For several years I have been a senior advisor to the respected environmental firm, Dawson and Associates. The organization helps with projects that require permits, especially from the U.S. Army Corps of Engineers (USACE), and the firm’s associates include numerous retired USACE officials. Many were generals, district commanders, and their civilian bosses at the Pentagon. Their personal and professional ties to the agency run deep, making their advice and assistance highly valuable to clients.
That close-knit community was understandably chagrined when a Pacific Legal Foundation senior attorney, Tony Francois, penned an editorial in “The Hill” calling USACE a “rogue agency.” He asserts that the original military mission of the Corps has diminished in importance, so it has become an out-of-control environmental regulator, almost for lack of anything else to do.

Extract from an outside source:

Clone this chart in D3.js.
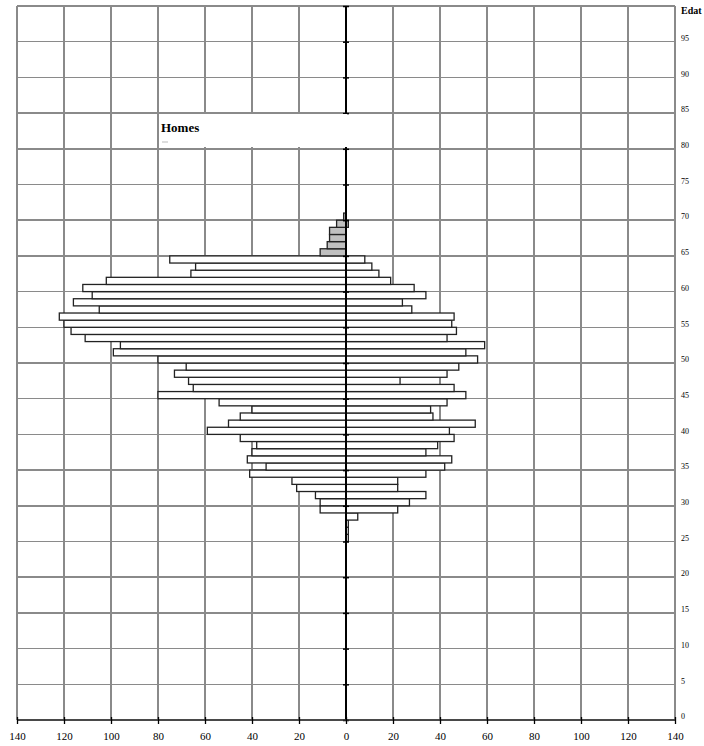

It is an oversimplification, because the agency’s environmental regulatory mission was assigned by Congress, not invented by bored bureaucrats. Nevertheless, there is a legitimate discussion about whether USACE is still the right agency for some of its functions. Its modern portfolio includes dams, power plants, and canals – which are also built and operated by the Interior Department’s Bureau of Reclamation. USACE’s work also includes environmental permitting, especially for projects that involve waterways and wetlands – which are also regulated by the EPA. No wonder local governments, utilities, and builders often feel lost in the shuffle of “who’s in charge?”
The Bureau of Reclamation was created for the purpose of building structures to bring water to cities and farms. Congress no longer funds such major water projects, making the Bureau’s modern mission uncertain. Today it is a water management agency, and a power provider, but not the largest in either case, nor is the federal government uniquely needed for either. The agency created to “make the desserts bloom” no longer builds water projects, but administers water systems like a mega-utility – primarily a local and regional function. Yet the Bureau is larger than ever, with more money and staff than at any time during its heyday; its $1.5 billion budget is more than the combined costs of the Hoover and Grand Cooley Dams. In Washington, bureaucracies always grow, never shrink.
With USACE, the “mission-creep” was more understandable, because Army engineers have often been the nation’s leading experts in providing needed services. The Corps was created at the onset of the American Revolution, and Army engineers built the fortifications from Bunker Hill to Yorktown. West Point was established in 1802 as the official school for Army engineers, always a critical component of any war effort, and its history is crucial to America’s survival. Army engineers built the bridges to get Burnside’s troops across the Rappahannock in 1862, and Patton’s army across the Rhine in 1945. They built the Panama Canal in 1914, eliminated underwater obstacles at Normandy in 1944, and constructed the Pentagon (still the world’s largest office building) in 16 months.
Naturally, when Congress decided to improve navigation on the Mississippi and Ohio Rivers in the 1820s, it turned to USACE for its expertise in surveying and dredging. That mission for administration of “civil works” continues to this day, and perhaps Congress should have foreseen the inevitable growth of bureaucracy, as Francois argues.
“Today the Corps of Engineers is less likely to be facing down tyranny than practicing it, in the form of abusive regulatory enforcement that punishes farmers and other property owners who seek to make productive use of their land.” He especially decries the Corps’ interpretation of “wetlands” to include not just the “navigable waterways” Congress specified in assigning enforcement of the Clean Water Act, but also “almost the entire network of non-navigable tributaries upstream of real rivers and lakes, including seasonal ponds and drainages on private property.”
In other words, Francois explains, “plowing a farm is the same as dumping truckloads of dirt into” the river, even though Congress explicitly exempted normal farming activities from USACE permits.
Today, “dredge and fill permits” take years, and cost hundreds of thousands of dollars. Perhaps that’s because USACE has 37,000 employees to keep busy. It owns and operates 600 dams, 250 navigation locks, 75 hydroelectric power plants, 12,000 miles of canals, and over 4,000 recreation sites at 383 lakes and reservoirs. That makes USACE America’s number one outdoor recreation provider (topping even the National Park Service). Do we really need world-class West Point engineers to oversee fishing, camping, and waterskiing?
Perhaps it is, as Francois claims, time for Congress to re-examine the agency’s mission and consider what work really requires military engineers.